- [Task details]:
Starting at the first line of the data, please print exactly those lines through the one that holds "(t2) at (218,40)", omitting every picture.

- [Stored data]:
□ □ □ □ □ □ □

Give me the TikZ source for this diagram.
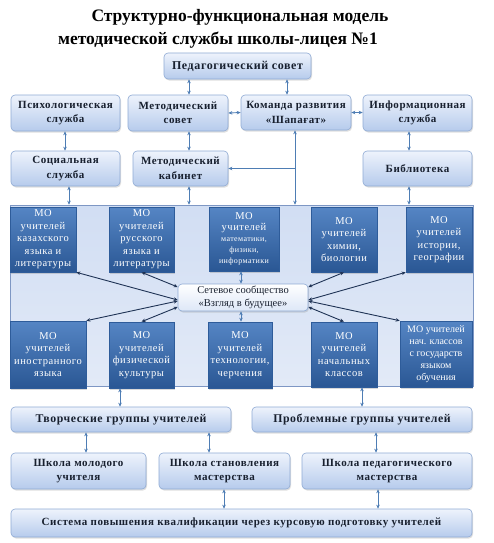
\documentclass[tikz,border=0pt]{standalone}
\usepackage{fontspec}
\setmainfont{Liberation Serif}
\newfontfamily\boxfont[LetterSpace=5]{Liberation Serif}
\usetikzlibrary{arrows.meta,shadows}
\definecolor{ltop}{HTML}{EEF3FC}
\definecolor{lbot}{HTML}{B6CBEC}
\definecolor{lbord}{HTML}{8FAAD4}
\definecolor{ltext}{HTML}{18202F}
\definecolor{motop}{HTML}{5585C4}
\definecolor{mobot}{HTML}{2A5794}
\definecolor{mobord}{HTML}{2E5C9A}
\definecolor{cline}{HTML}{4E7DB4}
\definecolor{nline}{HTML}{1F3355}
\definecolor{pfill}{HTML}{D6E1F4}
\definecolor{pbord}{HTML}{7E97C4}
\newcommand\mkbox[7]{\node[#1, minimum width={(#5-#3)*1pt}, minimum height={(#6-#4)*1pt}] (#2) at ({(#3+#5)/2},{(#4+#6)/2}) {#7};}
\begin{document}
\begin{tikzpicture}[x=1pt,y=-1pt,
  lbox/.style={draw=lbord, line width=0.6pt, rounded corners=4pt, top color=ltop, bottom color=lbot,
    text=ltext, align=center, inner sep=1pt, font=\boxfont\bfseries\fontsize{11}{14.5}\selectfont,
    drop shadow={opacity=0.25, shadow xshift=1pt, shadow yshift=-1.5pt}},
  mobox/.style={draw=mobord, line width=0.6pt, top color=motop, bottom color=mobot,
    text=white, align=center, inner sep=1pt, font=\boxfont\fontsize{10.5}{12.5}\selectfont,
    drop shadow={opacity=0.3, shadow xshift=1.2pt, shadow yshift=-1.5pt}},
  netbox/.style={draw=lbord, line width=0.6pt, rounded corners=4pt, top color=white, bottom color=ltop!70!lbot,
    text=ltext, align=center, inner sep=1pt, font=\fontsize{10.5}{13.5}\selectfont,
    drop shadow={opacity=0.25, shadow xshift=1pt, shadow yshift=-1.5pt}},
  panelbox/.style={draw=pbord, line width=0.5pt, top color=pfill!85!lbot, bottom color=pfill!70!white, inner sep=0pt},
  titlefont/.style={font=\bfseries\fontsize{17.5}{20}\selectfont, text=black},
  conn/.style={draw=cline, line width=0.9pt, {Stealth[length=4pt,width=3.5pt]}-{Stealth[length=4pt,width=3.5pt]}},
  oneway/.style={draw=cline, line width=0.9pt, -{Stealth[length=4pt,width=3.5pt]}},
  nconn/.style={draw=nline, line width=0.9pt, {Stealth[length=4pt,width=3.5pt]}-{Stealth[length=4pt,width=3.5pt]}}
]
\useasboundingbox (0,0) rectangle (494,543);

\node[titlefont] (t1) at (240,17) {Структурно-функциональная модель};
\node[titlefont] (t2) at (218,40) {методической службы школы-лицея №1};

\mkbox{lbox, font=\boxfont\bfseries\fontsize{12}{14.5}\selectfont}{ped}{164}{53}{311}{79}{Педагогический совет}
\mkbox{lbox}{psy}{11}{95}{120}{131}{Психологическая\\служба}
\mkbox{lbox}{msov}{128}{95}{228}{131}{Методический\\совет}
\mkbox{lbox}{kom}{241}{95}{351}{130}{Команда развития\\«Шапағат»}
\mkbox{lbox}{info}{363}{95}{472}{131}{Информационная\\служба}
\mkbox{lbox}{soc}{11}{151}{120}{186}{Социальная\\служба}
\mkbox{lbox}{mkab}{133}{151}{228}{186}{Методический\\кабинет}
\mkbox{lbox}{lib}{363}{151}{472}{186}{Библиотека}

\mkbox{panelbox}{panel}{10}{205}{473}{386}{}

\mkbox{mobox}{mokaz}{10}{207}{76}{272}{МО\\учителей\\казахского\\языка и\\литературы}
\mkbox{mobox}{morus}{109}{207}{174}{272}{МО\\учителей\\русского\\языка и\\литературы}
\mkbox{mobox, font=\boxfont\fontsize{8}{11}\selectfont}{momath}{209}{207}{279}{271}{\fontsize{10.5}{12}\selectfont МО\\\fontsize{10.5}{12}\selectfont учителей\\математики,\\физики,\\информатики}
\mkbox{mobox}{mochem}{311}{207}{377}{272}{МО\\учителей\\химии,\\биологии}
\mkbox{mobox}{mohist}{406}{207}{472}{272}{МО\\учителей\\истории,\\географии}
\mkbox{mobox}{mofor}{10}{321}{86}{388}{МО\\учителей\\иностранного\\языка}
\mkbox{mobox}{mophys}{109}{322}{174}{388}{МО\\учителей\\физической\\культуры}
\mkbox{mobox}{motech}{208}{322}{272}{388}{МО\\учителей\\технологии,\\черчения}
\mkbox{mobox}{moprim}{311}{322}{377}{387}{МО\\учителей\\начальных\\классов}
\mkbox{mobox, font=\fontsize{10}{12}\selectfont}{mogos}{400}{321}{472}{387}{МО учителей\\нач. классов\\с государств\\языком\\обучения}

\mkbox{netbox}{net}{178}{284}{308}{311}{Сетевое сообщество\\«Взгляд в будущее»}

\mkbox{lbox, font=\boxfont\bfseries\fontsize{11.8}{14.5}\selectfont}{tvor}{11}{407}{231}{432}{Творческие группы учителей}
\mkbox{lbox, font=\boxfont\bfseries\fontsize{11.8}{14.5}\selectfont}{prob}{252}{407}{472}{432}{Проблемные группы учителей}
\mkbox{lbox}{smol}{11}{453}{146}{489}{Школа молодого\\учителя}
\mkbox{lbox}{sstan}{159}{453}{290}{489}{Школа становления\\мастерства}
\mkbox{lbox}{sped}{302}{453}{472}{489}{Школа педагогического\\мастерства}
\mkbox{lbox}{sys}{11}{509}{472}{537}{Система повышения квалификации через курсовую подготовку учителей}

% upper connectors
\draw[conn] (ped.south -| 189,0) -- (msov.north -| 189,0);
\draw[conn] (ped.south -| 287,0) -- (kom.north -| 287,0);
\draw[conn] (msov.east) -- (kom.west);
\draw[conn] (kom.east) -- (kom.east -| info.west);
\draw[conn] (psy.south -| 65,0) -- (soc.north -| 65,0);
\draw[conn] (msov.south -| 189,0) -- (mkab.north -| 189,0);
\draw[conn] (info.south -| 409,0) -- (lib.north -| 409,0);
\draw[conn] (kom.south -| 295,0) -- (panel.north -| 295,0);
\draw[oneway] (mkab.east -| 295,0) -- (mkab.east);
\draw[conn] (soc.south -| 69,0) -- (panel.north -| 69,0);
\draw[conn] (mkab.south -| 189,0) -- (panel.north -| 189,0);
\draw[conn] (lib.south -| 409,0) -- (panel.north -| 409,0);

% network
\draw[conn] (momath.south -| 241,0) -- (net.north -| 241,0);
\draw[conn] (net.south -| 241,0) -- (motech.north -| 241,0);
\draw[nconn] (morus.south) -- (net.west |- 0,287);
\draw[nconn] (mokaz.south east) -- (net.west |- 0,300);
\draw[nconn] (mofor.north east) -- (net.west |- 0,301);
\draw[nconn] (mophys.north) -- (net.west |- 0,307);
\draw[nconn] (mochem.south) -- (net.east |- 0,287);
\draw[nconn] (mohist.south west) -- (net.east |- 0,300);
\draw[nconn] (mogos.north west) -- (net.east |- 0,301);
\draw[nconn] (moprim.north) -- (net.east |- 0,307);

% lower connectors
\draw[conn] (mophys.south -| 120,0) -- (tvor.north -| 120,0);
\draw[conn] (moprim.south -| 362,0) -- (prob.north -| 362,0);
\draw[conn] (tvor.south -| 86,0) -- (smol.north -| 86,0);
\draw[conn] (tvor.south -| 209,0) -- (sstan.north -| 209,0);
\draw[conn] (prob.south -| 376,0) -- (sped.north -| 376,0);
\draw[conn] (sstan.south -| 224,0) -- (sys.north -| 224,0);
\draw[conn] (sped.south -| 378,0) -- (sys.north -| 378,0);
\end{tikzpicture}
\end{document}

□ □ □ □ □ □ □

- [Worked solution]:
Give me the TikZ source for this diagram.
\documentclass[tikz,border=0pt]{standalone}
\usepackage{fontspec}
\setmainfont{Liberation Serif}
\newfontfamily\boxfont[LetterSpace=5]{Liberation Serif}
\usetikzlibrary{arrows.meta,shadows}
\definecolor{ltop}{HTML}{EEF3FC}
\definecolor{lbot}{HTML}{B6CBEC}
\definecolor{lbord}{HTML}{8FAAD4}
\definecolor{ltext}{HTML}{18202F}
\definecolor{motop}{HTML}{5585C4}
\definecolor{mobot}{HTML}{2A5794}
\definecolor{mobord}{HTML}{2E5C9A}
\definecolor{cline}{HTML}{4E7DB4}
\definecolor{nline}{HTML}{1F3355}
\definecolor{pfill}{HTML}{D6E1F4}
\definecolor{pbord}{HTML}{7E97C4}
\newcommand\mkbox[7]{\node[#1, minimum width={(#5-#3)*1pt}, minimum height={(#6-#4)*1pt}] (#2) at ({(#3+#5)/2},{(#4+#6)/2}) {#7};}
\begin{document}
\begin{tikzpicture}[x=1pt,y=-1pt,
  lbox/.style={draw=lbord, line width=0.6pt, rounded corners=4pt, top color=ltop, bottom color=lbot,
    text=ltext, align=center, inner sep=1pt, font=\boxfont\bfseries\fontsize{11}{14.5}\selectfont,
    drop shadow={opacity=0.25, shadow xshift=1pt, shadow yshift=-1.5pt}},
  mobox/.style={draw=mobord, line width=0.6pt, top color=motop, bottom color=mobot,
    text=white, align=center, inner sep=1pt, font=\boxfont\fontsize{10.5}{12.5}\selectfont,
    drop shadow={opacity=0.3, shadow xshift=1.2pt, shadow yshift=-1.5pt}},
  netbox/.style={draw=lbord, line width=0.6pt, rounded corners=4pt, top color=white, bottom color=ltop!70!lbot,
    text=ltext, align=center, inner sep=1pt, font=\fontsize{10.5}{13.5}\selectfont,
    drop shadow={opacity=0.25, shadow xshift=1pt, shadow yshift=-1.5pt}},
  panelbox/.style={draw=pbord, line width=0.5pt, top color=pfill!85!lbot, bottom color=pfill!70!white, inner sep=0pt},
  titlefont/.style={font=\bfseries\fontsize{17.5}{20}\selectfont, text=black},
  conn/.style={draw=cline, line width=0.9pt, {Stealth[length=4pt,width=3.5pt]}-{Stealth[length=4pt,width=3.5pt]}},
  oneway/.style={draw=cline, line width=0.9pt, -{Stealth[length=4pt,width=3.5pt]}},
  nconn/.style={draw=nline, line width=0.9pt, {Stealth[length=4pt,width=3.5pt]}-{Stealth[length=4pt,width=3.5pt]}}
]
\useasboundingbox (0,0) rectangle (494,543);

\node[titlefont] (t1) at (240,17) {Структурно-функциональная модель};
\node[titlefont] (t2) at (218,40) {методической службы школы-лицея №1};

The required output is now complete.